What are we to make of it all? The play suggests in its first scene that the whole thing is being dreamed by an aging and conscience-stricken Shakespeare (John Jarvis) after he nods off in his library. Certainly, Philip Akin's stylized staging and the show's surreal design emphasize a dream state. Trevor Schwellnus's set is dominated by towering bookcases, and Melanie McNeill dresses Cole's Judith in odd transparent-plastic costumes, including an Equus-like headpiece when she doubles as Othello's horse.

None of the actors is at his or her best, except for a lively David Collins. He plays Tyrus, Shakespeare's "house negro" – a witty role not dissimilar to Samuel L. Jackson's in Django Unchained. And like Jackson, Collins just about steals every scene that he's in.

At times in the play there are faint echoes of Edward Bond's Bingo, which also imagined a troubled Shakespeare at the end of his life. And there is the inevitable comparison with that most brilliant appropriation of Shakespearean characters, Tom Stoppard's Rosencrantz and Guildenstern Are Dead – a revival of which opens shortly at Soulpepper.

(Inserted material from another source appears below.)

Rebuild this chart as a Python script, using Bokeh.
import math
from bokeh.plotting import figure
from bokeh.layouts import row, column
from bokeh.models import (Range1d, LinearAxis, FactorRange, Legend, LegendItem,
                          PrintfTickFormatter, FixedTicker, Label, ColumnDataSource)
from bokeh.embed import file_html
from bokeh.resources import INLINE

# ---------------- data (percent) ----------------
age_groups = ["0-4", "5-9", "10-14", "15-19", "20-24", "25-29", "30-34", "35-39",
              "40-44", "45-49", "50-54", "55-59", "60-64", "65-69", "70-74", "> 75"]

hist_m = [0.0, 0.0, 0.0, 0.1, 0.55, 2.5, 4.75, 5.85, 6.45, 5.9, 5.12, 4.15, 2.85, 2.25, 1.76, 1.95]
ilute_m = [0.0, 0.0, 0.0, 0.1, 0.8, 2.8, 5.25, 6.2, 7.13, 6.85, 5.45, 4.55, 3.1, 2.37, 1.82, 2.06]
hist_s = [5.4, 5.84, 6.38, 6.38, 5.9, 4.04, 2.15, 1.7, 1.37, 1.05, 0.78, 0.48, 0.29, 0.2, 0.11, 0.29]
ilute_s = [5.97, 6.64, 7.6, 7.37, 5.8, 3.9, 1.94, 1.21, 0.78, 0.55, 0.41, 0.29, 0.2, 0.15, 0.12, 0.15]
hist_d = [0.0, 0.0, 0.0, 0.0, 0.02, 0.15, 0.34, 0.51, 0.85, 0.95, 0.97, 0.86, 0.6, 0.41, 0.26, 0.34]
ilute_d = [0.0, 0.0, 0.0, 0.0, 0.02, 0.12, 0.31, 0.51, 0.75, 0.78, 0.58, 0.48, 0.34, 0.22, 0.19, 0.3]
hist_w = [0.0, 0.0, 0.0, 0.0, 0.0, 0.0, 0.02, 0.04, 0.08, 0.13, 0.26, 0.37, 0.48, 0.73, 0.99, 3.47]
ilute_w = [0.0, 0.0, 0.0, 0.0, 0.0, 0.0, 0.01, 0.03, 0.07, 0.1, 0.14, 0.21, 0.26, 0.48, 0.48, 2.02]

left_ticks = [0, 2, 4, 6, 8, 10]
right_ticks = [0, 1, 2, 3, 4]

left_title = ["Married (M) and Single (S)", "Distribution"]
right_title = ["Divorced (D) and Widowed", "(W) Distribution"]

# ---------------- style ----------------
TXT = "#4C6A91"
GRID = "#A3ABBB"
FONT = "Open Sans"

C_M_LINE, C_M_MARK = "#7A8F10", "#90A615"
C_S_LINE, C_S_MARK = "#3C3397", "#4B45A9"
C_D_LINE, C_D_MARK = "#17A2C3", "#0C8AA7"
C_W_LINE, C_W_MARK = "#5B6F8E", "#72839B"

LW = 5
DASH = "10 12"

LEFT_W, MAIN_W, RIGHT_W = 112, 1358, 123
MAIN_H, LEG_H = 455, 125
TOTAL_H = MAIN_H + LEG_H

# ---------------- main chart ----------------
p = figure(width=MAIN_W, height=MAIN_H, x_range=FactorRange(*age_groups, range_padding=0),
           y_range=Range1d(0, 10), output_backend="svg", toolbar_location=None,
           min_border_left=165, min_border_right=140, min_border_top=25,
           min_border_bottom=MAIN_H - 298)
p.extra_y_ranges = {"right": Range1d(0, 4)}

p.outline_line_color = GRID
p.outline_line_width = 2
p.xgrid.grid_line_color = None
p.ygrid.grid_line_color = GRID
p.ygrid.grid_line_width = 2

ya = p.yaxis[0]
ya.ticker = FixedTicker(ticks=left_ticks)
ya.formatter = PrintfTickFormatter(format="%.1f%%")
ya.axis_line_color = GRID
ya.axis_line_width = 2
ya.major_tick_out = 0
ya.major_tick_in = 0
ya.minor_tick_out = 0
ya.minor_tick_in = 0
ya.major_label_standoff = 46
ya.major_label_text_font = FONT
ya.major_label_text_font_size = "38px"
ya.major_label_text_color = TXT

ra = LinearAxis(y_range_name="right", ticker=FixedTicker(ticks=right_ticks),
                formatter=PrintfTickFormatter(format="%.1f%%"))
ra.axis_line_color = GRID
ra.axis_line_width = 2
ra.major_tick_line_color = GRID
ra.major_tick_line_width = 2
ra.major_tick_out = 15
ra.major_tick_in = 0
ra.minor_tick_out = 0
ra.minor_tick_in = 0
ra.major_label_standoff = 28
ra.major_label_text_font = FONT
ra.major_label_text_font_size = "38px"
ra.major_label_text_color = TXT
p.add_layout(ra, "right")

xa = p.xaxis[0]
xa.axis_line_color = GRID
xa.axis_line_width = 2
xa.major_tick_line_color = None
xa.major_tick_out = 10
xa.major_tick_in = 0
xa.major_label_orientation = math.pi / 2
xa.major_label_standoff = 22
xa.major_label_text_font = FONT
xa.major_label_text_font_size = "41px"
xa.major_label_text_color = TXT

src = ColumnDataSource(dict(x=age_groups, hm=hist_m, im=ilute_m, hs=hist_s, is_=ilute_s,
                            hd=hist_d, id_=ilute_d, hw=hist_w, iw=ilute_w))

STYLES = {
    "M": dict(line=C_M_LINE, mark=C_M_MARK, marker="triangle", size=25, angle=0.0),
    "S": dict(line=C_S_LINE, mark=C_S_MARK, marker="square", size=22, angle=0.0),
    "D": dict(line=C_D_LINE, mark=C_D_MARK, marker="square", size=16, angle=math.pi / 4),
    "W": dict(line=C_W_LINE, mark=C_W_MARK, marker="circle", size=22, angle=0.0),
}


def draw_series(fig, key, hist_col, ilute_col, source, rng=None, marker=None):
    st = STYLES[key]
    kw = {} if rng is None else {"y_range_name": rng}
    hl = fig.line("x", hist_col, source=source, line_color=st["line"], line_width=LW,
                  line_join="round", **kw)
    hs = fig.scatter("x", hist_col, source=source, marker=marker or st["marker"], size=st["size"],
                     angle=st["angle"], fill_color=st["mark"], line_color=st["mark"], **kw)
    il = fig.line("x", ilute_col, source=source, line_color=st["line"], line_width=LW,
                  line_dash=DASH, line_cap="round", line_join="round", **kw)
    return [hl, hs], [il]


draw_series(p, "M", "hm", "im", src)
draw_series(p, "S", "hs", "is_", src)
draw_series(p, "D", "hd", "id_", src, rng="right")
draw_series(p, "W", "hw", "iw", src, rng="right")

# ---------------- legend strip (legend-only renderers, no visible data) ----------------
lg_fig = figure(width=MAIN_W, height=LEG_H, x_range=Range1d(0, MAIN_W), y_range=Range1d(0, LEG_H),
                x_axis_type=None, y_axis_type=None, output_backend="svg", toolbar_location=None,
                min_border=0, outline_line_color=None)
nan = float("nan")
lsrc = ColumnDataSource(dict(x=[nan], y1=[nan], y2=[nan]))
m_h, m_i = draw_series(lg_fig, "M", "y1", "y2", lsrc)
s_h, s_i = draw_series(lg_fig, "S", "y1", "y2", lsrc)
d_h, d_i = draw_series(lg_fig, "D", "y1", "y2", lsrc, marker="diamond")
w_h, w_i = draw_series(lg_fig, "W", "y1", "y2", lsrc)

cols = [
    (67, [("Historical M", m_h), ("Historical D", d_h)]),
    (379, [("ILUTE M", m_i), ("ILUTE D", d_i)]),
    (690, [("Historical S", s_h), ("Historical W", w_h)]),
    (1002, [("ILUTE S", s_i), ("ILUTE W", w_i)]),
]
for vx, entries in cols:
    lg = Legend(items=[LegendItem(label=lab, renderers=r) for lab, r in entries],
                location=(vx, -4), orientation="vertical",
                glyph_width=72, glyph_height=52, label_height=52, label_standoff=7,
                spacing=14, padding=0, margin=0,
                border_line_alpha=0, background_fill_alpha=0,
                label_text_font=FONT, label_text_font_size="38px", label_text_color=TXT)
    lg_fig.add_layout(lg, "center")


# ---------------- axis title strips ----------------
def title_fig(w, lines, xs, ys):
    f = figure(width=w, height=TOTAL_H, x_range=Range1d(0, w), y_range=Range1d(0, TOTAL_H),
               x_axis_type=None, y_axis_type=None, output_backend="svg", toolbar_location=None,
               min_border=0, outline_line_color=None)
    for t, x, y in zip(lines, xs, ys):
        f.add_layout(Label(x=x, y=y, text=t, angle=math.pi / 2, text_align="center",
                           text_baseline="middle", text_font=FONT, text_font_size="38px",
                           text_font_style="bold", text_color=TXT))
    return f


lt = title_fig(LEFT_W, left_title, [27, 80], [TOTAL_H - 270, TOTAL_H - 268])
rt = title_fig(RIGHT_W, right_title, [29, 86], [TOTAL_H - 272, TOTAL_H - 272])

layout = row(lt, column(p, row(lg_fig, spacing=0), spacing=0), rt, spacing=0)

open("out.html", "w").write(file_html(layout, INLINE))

Stoppard's existential comedy, as well as being clever, also enriches our appreciation of Hamlet. Pierre's work, apart from offering an intriguing racial interpretation of the Dark Lady in the Sonnets, adds nothing to our view of Othello and Titus Andronicus. But given that the latter is one of Shakespeare's worst plays, perhaps Shakespeare's Nigga is its appropriate complement.

Shakespeare's Nigga runs until Feb. 23 at Theatre Passe Muraille.